I'm new to Python and I'm trying to write a function that groups list items with None signaling continuation items like so:

>>> g([1, None, 1, 1, None, None, 1])
[[1, None], [1], [1, None, None], [1]]

My real data has much more complex items but I've simplified things to the core for this question.

This is my solution so far:

import itertools

# input
x = [1, None, 1, 1, None, None, 1]

# desired output from g(x)
y = [[1, None], [1], [1, None, None], [1]]


def f(x):
    if x is None:
        f.lastx = x
    else:
        if x != f.lastx:
            f.counter += 1
    return f.counter


def g(x):
    f.lastx = None
    f.counter = 0
    z = [list(g) for _, g in itertools.groupby(x, f)]
    return z


assert y == g(x)

This works but I know it's very ugly.

Is there a better (and more Pythonic) way to do this? Eg without a stateful key function.

You could combine itertools.groupby and itertools.accumulate :

>>> dat = [1, None, 1, 1, None, None, 1]
>>> it = iter(dat)
>>> acc = accumulate(x is not None for x in dat)
>>> [[next(it) for _ in g] for _, g in groupby(acc)]
[[1, None], [1], [1, None, None], [1]]

This works because the accumulate will give us increasing intlike values at the start of every new group:

>>> list(accumulate(x is not None for x in dat))
[True, 1, 2, 3, 3, 3, 4]

If you want to be able to handle a stream, just tee the iterator. The maximum increase in memory use is only of order the size of one group.

def cgroup(source):
    it, it2 = tee(iter(source), 2)
    acc = accumulate(x is not None for x in it)
    for _,g in groupby(acc):
        yield [next(it2) for _ in g]

This still gives

>>> list(cgroup([1, None, 1, 1, None, None, 1]))
[[1, None], [1], [1, None, None], [1]]

but will work even with infinite sources:

>>> stream = chain.from_iterable(repeat([1, 1, None]))
>>> list(islice(cgroup(stream), 10))
[[1], [1, None], [1], [1, None], [1], [1, None], [1], [1, None], [1], [1, None]]

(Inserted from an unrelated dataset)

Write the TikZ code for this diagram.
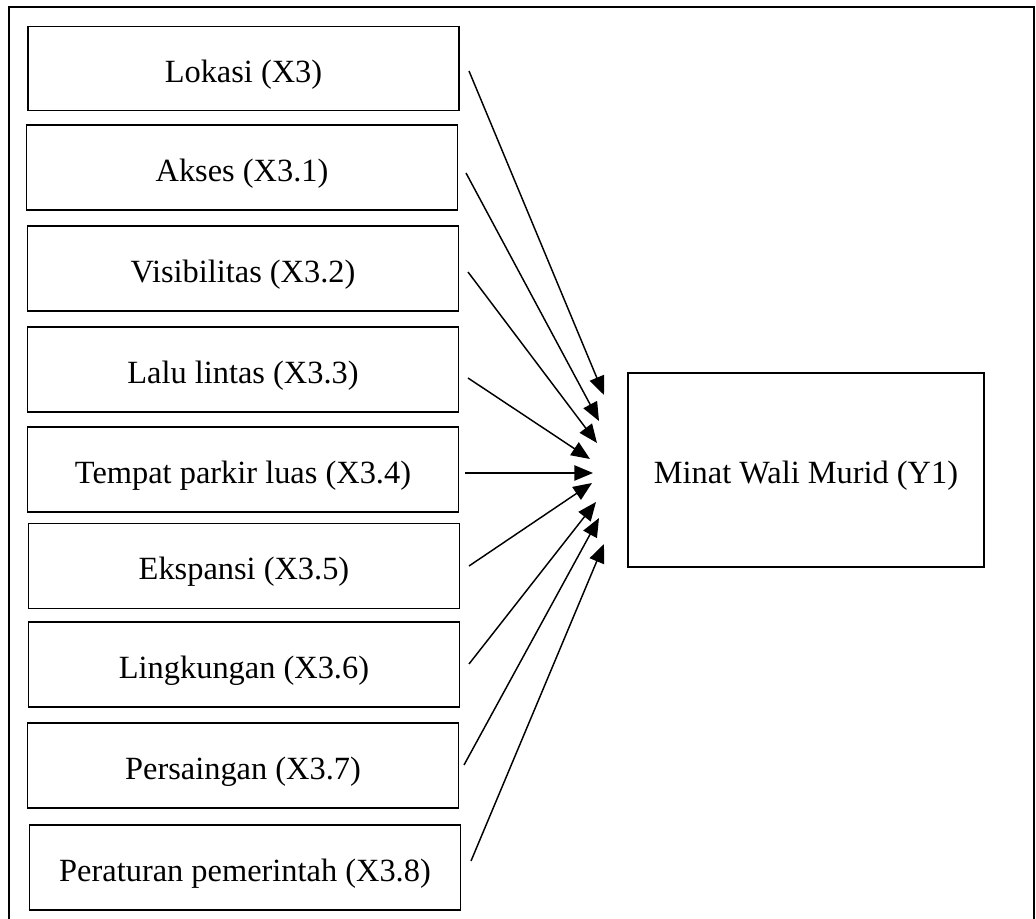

It's not perfect because it needs a third-party extension ( iteration_utilities.split ) and some tinkering but it does produce the desired output:

>>> from iteration_utilities import split, is_not_None

>>> lst = [1, None, 1, 1, None, None, 1]

>>> list(split(lst, is_not_None, keep_after=True))[1:]
[[1, None], [1], [1, None, None], [1]]

The first element needs to be discarded (thus the [1:] ) with this approach because otherwise the result would start with an empty sublist.